In regards to sound and visuals, it does seem a slight step up from the first series. Character designs are very much unchanged, still retaining the same style and a similar level of detail, whilst the soundtrack often utilises the usual generic school type music you’d expect to hear in a visual novel. Actual animation quality is often very smooth and there is very little in the way of juddery animation or off-model frames throughout the series which is good to see. In regards to aesthetics, it does a fantastic job throughout of getting the right type of setting and lighting for each of the key events, whilst things such as the super-gorged loose soul from the second arc look suitably grotesque. A lot of these touches likely came directly from the manga, but the animation studio have either made the right choice to follow it or done a great job in filling in the gaps with a suitable option. There’s nothing quite as spectacular as the climax to Shiori’s arc in the first season, however, but overall it does a great job. The opening sequence is very much similar to the opening of the first sequence, this time titled ‘A Whole New World God Only Knows’ and once again performed by the collective Oratorio the World God Only Knows, and sung by ELISA. Visually it is also similar to the original opening and once again, it does a great job in portraying the type of series that TWGOK is. The ending sequence is disappointing in comparison and, unlike the first series; there is only one ending theme. The only time it isn’t used is in the last episode, which instead uses the first season’s opening theme as an ending. Whilst the original series’ average ending theme was made up for by the visual themes, neither the visuals or audio of the second series’ ending are really worth noting.

Whilst the second season is weaker in regards to ending theme and lacks anything really special like Shiori’s arc conclusion (I really like that sequence, okay?), it does manage to succeed in surpassing the first season in almost every other way. The pacing is far better throughout, there’s some interesting ideas and reveals throughout the episodes, the humour is more consistent and usually timed better and the aesthetics are improved overall. The addition of another demon to the story could also have a significant effect on how the series will play out in the future, plus there’s plenty of hints towards something significant to come and some questions which are yet to be answered. All of this added to the enjoyableness of the series so far should make the upcoming third season worth waiting for.

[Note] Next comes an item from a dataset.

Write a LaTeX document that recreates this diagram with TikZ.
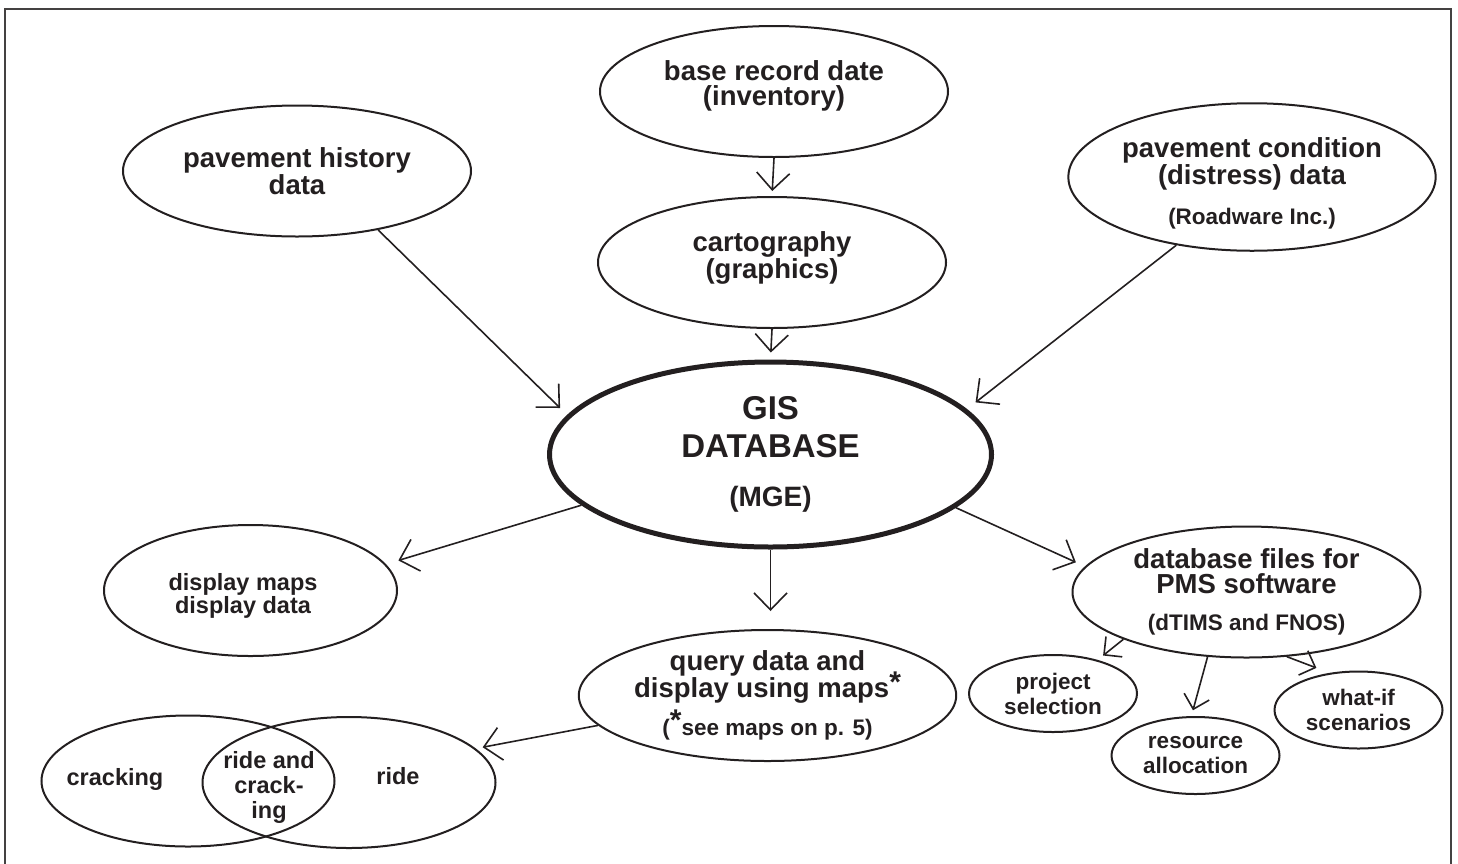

It’s safe to say that if you enjoyed the first season of TWGOK then you should watch the second series without any hesitation, as it’s essentially more of the same style of comedy and romance, but further refined and built upon. Whilst it doesn’t quite reach the highest points of the first series, it far eclipses the weaker points and adds up to an overall much more consistent piece with plenty of promise for further instalments. Highly recommended for those who enjoyed the first season of TWGOK, and also recommended for those who enjoy such series as Kannagi and OreImo (My Little Sister Can’t Be This Cute!).

In Summary:
The World God Only Knows is back for a second season, and it’s much more consistent this time round. Better pacing throughout, more variation in the structure of character arcs, better comic timing and humour and continuing consistency in regards to visuals and audio. Keima and Elsie get to know each other more, Elsie’s demon friend Haqua makes an appearance (and messes up) and more loose souls are captured. Whilst it can still be improved further, TWGOK’s second season is an enjoyable piece of entertainment and certainly worth watching if you want some good light-hearted comedy. Recommended for those who want a comedy series with some supernatural and/or romance elements.

Features:
Japanese 2.0, English 2.0, English subtitles, Textless openings and endings, Trailers, TV Spots.

Content Grade: B+
Audio Grade: A-
Video Grade: A
Menu Grade: B-
Extras Grade: C

Released By: Manga Entertainment UK
Release Date: January 21st 2013
Running Time:  300 (Series) 7 (Extras)
Price: £18.00

Review Equipment:
23” Samsung HDTV, Creative speakers and Sub, Laptop with HDMI connection.